Do this: Once the pictures are set aside, transcribe the remaining data exactly.

Recorded information:
======
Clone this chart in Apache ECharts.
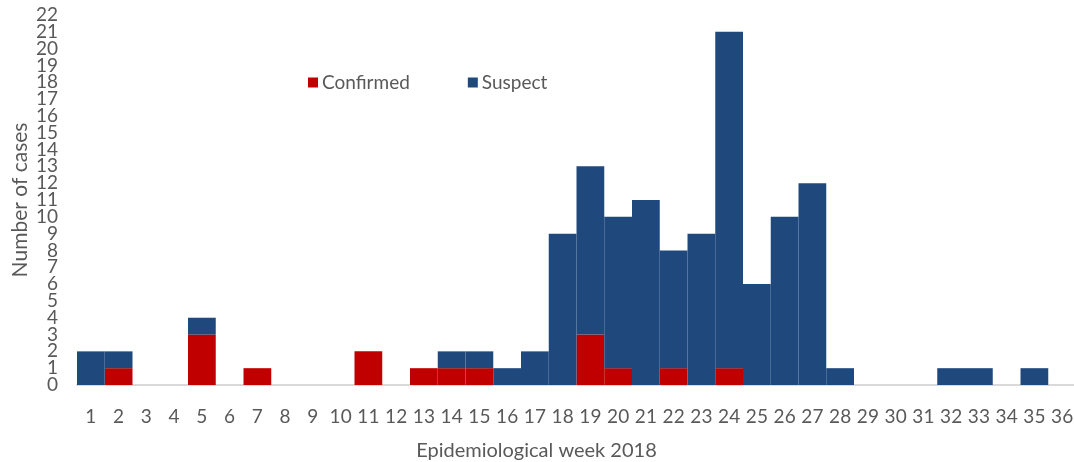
<!DOCTYPE html>
<html>
<head>
<meta charset="utf-8">
<script src="https://cdn.jsdelivr.net/npm/echarts@6/dist/echarts.min.js"></script>
<style>
  html, body { margin: 0; padding: 0; background: #fff; }
  #chart { width: 1074px; height: 462px; }
</style>
</head>
<body>
<div id="chart"></div>
<script>
// Epidemiological weeks 1..36
const weeks = Array.from({ length: 36 }, (_, i) => String(i + 1));

// Confirmed cases per week (bottom of each stack)
const confirmed = [0, 1, 0, 0, 3, 0, 1, 0, 0, 0, 2, 0, 1, 1, 1, 0, 0, 0,
                   3, 1, 0, 1, 0, 1, 0, 0, 0, 0, 0, 0, 0, 0, 0, 0, 0, 0];

// Suspect cases per week (stacked on top of confirmed)
const suspect = [2, 1, 0, 0, 1, 0, 0, 0, 0, 0, 0, 0, 0, 1, 1, 1, 2, 9,
                 10, 9, 11, 7, 9, 20, 6, 10, 12, 1, 0, 0, 0, 1, 1, 0, 1, 0];

// Count axis range
const yMin = 0;
const yMax = 22;
const yStep = 1;

const textColor = '#595959';
const font = 'Lato, "Open Sans", sans-serif';

// The tightly packed count labels are split over two overlaid axes
// (even and odd values) so that none of them gets dropped for overlapping.
function countAxis(parity, withName) {
  return {
    type: 'value',
    position: 'left',
    min: yMin,
    max: yMax,
    interval: yStep,
    name: withName ? 'Number of cases' : '',
    nameLocation: 'middle',
    nameGap: 46,
    nameMoveOverlap: false,
    nameTextStyle: { fontFamily: font, fontSize: 21, color: textColor },
    axisLine: { show: false },
    axisTick: { show: false },
    splitLine: { show: false },
    axisLabel: {
      fontFamily: font, fontSize: 19, color: textColor, margin: 19,
      showMinLabel: true, showMaxLabel: true, hideOverlap: false,
      formatter: v => (Math.round(v) % 2 === parity ? String(v) : '')
    }
  };
}

const chart = echarts.init(document.getElementById('chart'));
chart.setOption({
  animation: false,
  textStyle: { fontFamily: font, color: textColor },
  legend: {
    left: 303,
    top: 68,
    itemWidth: 10,
    itemHeight: 10,
    itemGap: 58,
    icon: 'rect',
    textStyle: { fontFamily: font, fontSize: 19, color: textColor, padding: [0, 0, 0, -1] },
    data: ['Confirmed', 'Suspect']
  },
  grid: {
    left: 77, top: 15, width: 999, height: 370,
    containLabel: false,
    outerBoundsMode: 'none'
  },
  xAxis: {
    type: 'category',
    data: weeks,
    name: 'Epidemiological week 2018',
    nameLocation: 'middle',
    nameGap: 56,
    nameMoveOverlap: false,
    nameTextStyle: { fontFamily: font, fontSize: 20, color: textColor, padding: [0, 80, 0, 0] },
    axisLine: { lineStyle: { color: '#d9d9d9', width: 2 } },
    axisTick: { show: false },
    axisLabel: { fontFamily: font, fontSize: 19, color: textColor, margin: 22, interval: 0 }
  },
  yAxis: [countAxis(0, true), countAxis(1, false)],
  series: [
    {
      name: 'Confirmed',
      type: 'bar',
      stack: 'cases',
      yAxisIndex: 0,
      data: confirmed,
      barCategoryGap: '0%',
      itemStyle: { color: '#c00000' }
    },
    {
      name: 'Suspect',
      type: 'bar',
      stack: 'cases',
      yAxisIndex: 0,
      data: suspect,
      barCategoryGap: '0%',
      itemStyle: { color: '#1f497d' }
    }
  ]
});
</script>
</body>
</html>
======
The solution:
Clone this chart in Apache ECharts.
<!DOCTYPE html>
<html>
<head>
<meta charset="utf-8">
<script src="https://cdn.jsdelivr.net/npm/echarts@6/dist/echarts.min.js"></script>
<style>
  html, body { margin: 0; padding: 0; background: #fff; }
  #chart { width: 1074px; height: 462px; }
</style>
</head>
<body>
<div id="chart"></div>
<script>
// Epidemiological weeks 1..36
const weeks = Array.from({ length: 36 }, (_, i) => String(i + 1));

// Confirmed cases per week (bottom of each stack)
const confirmed = [0, 1, 0, 0, 3, 0, 1, 0, 0, 0, 2, 0, 1, 1, 1, 0, 0, 0,
                   3, 1, 0, 1, 0, 1, 0, 0, 0, 0, 0, 0, 0, 0, 0, 0, 0, 0];

// Suspect cases per week (stacked on top of confirmed)
const suspect = [2, 1, 0, 0, 1, 0, 0, 0, 0, 0, 0, 0, 0, 1, 1, 1, 2, 9,
                 10, 9, 11, 7, 9, 20, 6, 10, 12, 1, 0, 0, 0, 1, 1, 0, 1, 0];

// Count axis range
const yMin = 0;
const yMax = 22;
const yStep = 1;

const textColor = '#595959';
const font = 'Lato, "Open Sans", sans-serif';

// The tightly packed count labels are split over two overlaid axes
// (even and odd values) so that none of them gets dropped for overlapping.
function countAxis(parity, withName) {
  return {
    type: 'value',
    position: 'left',
    min: yMin,
    max: yMax,
    interval: yStep,
    name: withName ? 'Number of cases' : '',
    nameLocation: 'middle',
    nameGap: 46,
    nameMoveOverlap: false,
    nameTextStyle: { fontFamily: font, fontSize: 21, color: textColor },
    axisLine: { show: false },
    axisTick: { show: false },
    splitLine: { show: false },
    axisLabel: {
      fontFamily: font, fontSize: 19, color: textColor, margin: 19,
      showMinLabel: true, showMaxLabel: true, hideOverlap: false,
      formatter: v => (Math.round(v) % 2 === parity ? String(v) : '')
    }
  };
}

const chart = echarts.init(document.getElementById('chart'));
chart.setOption({
  animation: false,
  textStyle: { fontFamily: font, color: textColor },
  legend: {
    left: 303,
    top: 68,
    itemWidth: 10,
    itemHeight: 10,
    itemGap: 58,
    icon: 'rect',
    textStyle: { fontFamily: font, fontSize: 19, color: textColor, padding: [0, 0, 0, -1] },
    data: ['Confirmed', 'Suspect']
  },
  grid: {
    left: 77, top: 15, width: 999, height: 370,
    containLabel: false,
    outerBoundsMode: 'none'
  },
  xAxis: {
    type: 'category',
    data: weeks,
    name: 'Epidemiological week 2018',
    nameLocation: 'middle',
    nameGap: 56,
    nameMoveOverlap: false,
    nameTextStyle: { fontFamily: font, fontSize: 20, color: textColor, padding: [0, 80, 0, 0] },
    axisLine: { lineStyle: { color: '#d9d9d9', width: 2 } },
    axisTick: { show: false },
    axisLabel: { fontFamily: font, fontSize: 19, color: textColor, margin: 22, interval: 0 }
  },
  yAxis: [countAxis(0, true), countAxis(1, false)],
  series: [
    {
      name: 'Confirmed',
      type: 'bar',
      stack: 'cases',
      yAxisIndex: 0,
      data: confirmed,
      barCategoryGap: '0%',
      itemStyle: { color: '#c00000' }
    },
    {
      name: 'Suspect',
      type: 'bar',
      stack: 'cases',
      yAxisIndex: 0,
      data: suspect,
      barCategoryGap: '0%',
      itemStyle: { color: '#1f497d' }
    }
  ]
});
</script>
</body>
</html>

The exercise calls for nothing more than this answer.